Introduction

In the previous chapters, we explored some of packages of R, such as the dplyr, plyr, lubridate, and ggplot2, where we discussed the basics of storing and processing data in R. Later, the same ideas were used in Exploratory Data Analysis (EDA) to understand the ways to break data into smaller parts, extract insights from data, and explore other ways to understand the data better, before venturing into advanced modeling techniques.

In this chapter, we will take one step further toward introducing machine learning ideas. While broadly laying the foundation for thinking about various algorithms in machine learning, we will discuss supervised learning at length.

Supervised learning is based on data that is well labeled by domain experts. For classifying cats and dogs from images, an algorithm first needs to see the images labeled as cats and dogs and then learn the features based on the label. Most enterprises with a good volume of historical data are the biggest beneficiaries of the wealth of knowledge they can extract from such data. If the data is clean and annotated well, supervised learning can result in a high accuracy of prediction, unlike other machine learning algorithms, which generally produce large errors in the beginning. In the absence of the right labels, it becomes difficult to derive any meaning out of data, other than just being able to do exploratory analysis and clustering.

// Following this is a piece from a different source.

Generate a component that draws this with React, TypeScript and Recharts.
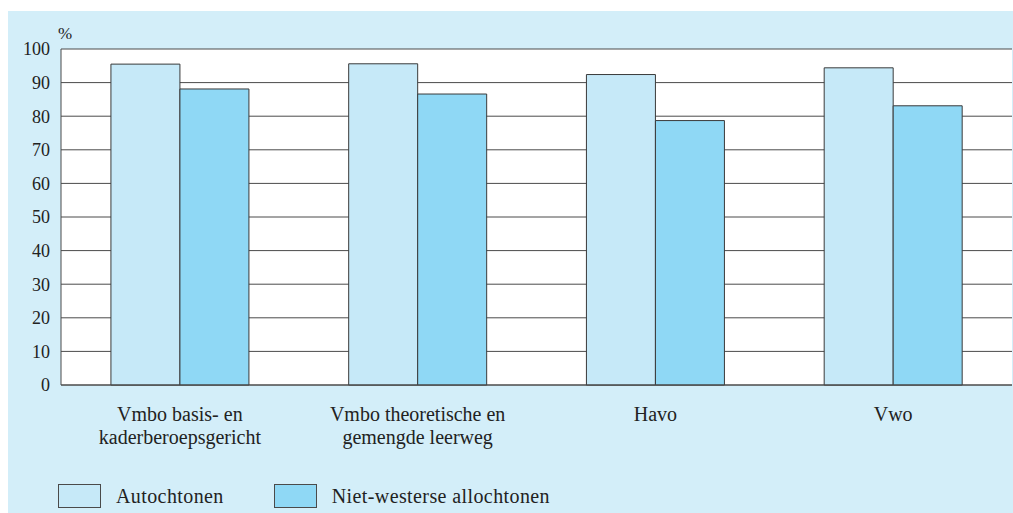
import React from "react";
import { BarChart, Bar, XAxis, YAxis, CartesianGrid, Legend } from "recharts";

const CATEGORIES = [
  "Vmbo basis- en\nkaderberoepsgericht",
  "Vmbo theoretische en\ngemengde leerweg",
  "Havo",
  "Vwo",
];
const AUTOCHTONEN = [95.5, 95.6, 92.4, 94.4];
const NIET_WESTERS = [88.1, 86.6, 78.7, 83.1];
const Y_TICKS = [0, 10, 20, 30, 40, 50, 60, 70, 80, 90, 100];

const SERIES = [
  { key: "autochtonen", name: "Autochtonen", color: "#c6e9f8" },
  { key: "nietWesters", name: "Niet-westerse allochtonen", color: "#8fd8f5" },
];

const data = CATEGORIES.map((cat, i) => ({
  cat,
  autochtonen: AUTOCHTONEN[i],
  nietWesters: NIET_WESTERS[i],
}));

const FONT = '"Liberation Serif", "DejaVu Serif", serif';
const TEXT = "#222";
const LINE = "#4a4a4a";

if (typeof document !== "undefined") {
  document.documentElement.style.overflow = "hidden";
  document.body.style.margin = "0";
  document.body.style.overflow = "hidden";
}

function CategoryTick(props: any) {
  const { x, y, payload } = props;
  const lines = String(payload.value).split("\n");
  return (
    <g transform={`translate(${x},${y})`}>
      {lines.map((line, i) => (
        <text
          key={i}
          x={0}
          y={28 + i * 23}
          textAnchor="middle"
          fill={TEXT}
          fontSize={20}
          fontFamily={FONT}
        >
          {line}
        </text>
      ))}
    </g>
  );
}

function LegendContent() {
  return (
    <div
      style={{
        display: "flex",
        alignItems: "center",
        height: 30,
        fontFamily: FONT,
        fontSize: 20,
        letterSpacing: 0.4,
        color: TEXT,
        whiteSpace: "nowrap",
      }}
    >
      {SERIES.map((s, i) => (
        <div key={s.key} style={{ display: "flex", alignItems: "center", marginRight: i === 0 ? 50 : 0 }}>
          <span
            style={{
              display: "inline-block",
              width: 41,
              height: 22,
              background: s.color,
              border: `1px solid ${LINE}`,
              marginRight: 15,
            }}
          />
          <span>{s.name}</span>
        </div>
      ))}
    </div>
  );
}

export default function App() {
  return (
    <div
      style={{
        position: "fixed",
        left: 8,
        top: 11,
        width: 1005,
        height: 502,
        background: "#d3eef9",
      }}
    >
      <BarChart
        width={1005}
        height={502}
        data={data}
        margin={{ top: 38, right: 1, left: 0, bottom: 38 }}
        barCategoryGap="21%"
        barGap={0}
      >
        <CartesianGrid vertical={false} stroke={LINE} fill="#ffffff" />
        <XAxis
          dataKey="cat"
          tick={<CategoryTick />}
          tickLine={false}
          axisLine={{ stroke: LINE }}
          interval={0}
          height={60}
        />
        <YAxis
          domain={[0, 100]}
          ticks={Y_TICKS}
          width={53}
          tickLine={false}
          axisLine={{ stroke: LINE }}
          tick={{ fill: TEXT, fontSize: 18, fontFamily: FONT, dx: -3 }}
          label={{
            content: (p: any) => (
              <text
                x={p.viewBox.x + p.viewBox.width + 4}
                y={p.viewBox.y - 10}
                textAnchor="middle"
                fill={TEXT}
                fontSize={17}
                fontFamily={FONT}
              >
                %
              </text>
            ),
          }}
        />
        <YAxis
          yAxisId="frame"
          orientation="right"
          width={0}
          domain={[0, 100]}
          tick={false}
          tickLine={false}
          axisLine={{ stroke: LINE }}
        />
        <Legend
          verticalAlign="bottom"
          content={<LegendContent />}
          wrapperStyle={{ left: 50, top: 470, width: "auto" }}
        />
        {SERIES.map((s) => (
          <Bar
            key={s.key}
            dataKey={s.key}
            name={s.name}
            fill={s.color}
            stroke="#3a3a3a"
            strokeWidth={1}
            isAnimationActive={false}
          />
        ))}
      </BarChart>
    </div>
  );
}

The standard component in solving real-world problems like predicting loan default (yes/no), failure of manufacturing machines in factories (yes/no), object detection in driverless cars (road, car, signal), predicting stock market prices (numeric) is a set of inputs (features) and a given output (label), which is usually obtained from historical data. When we predict the quantitative output, we call it regression, and when we predict the qualitative output, we call it classification.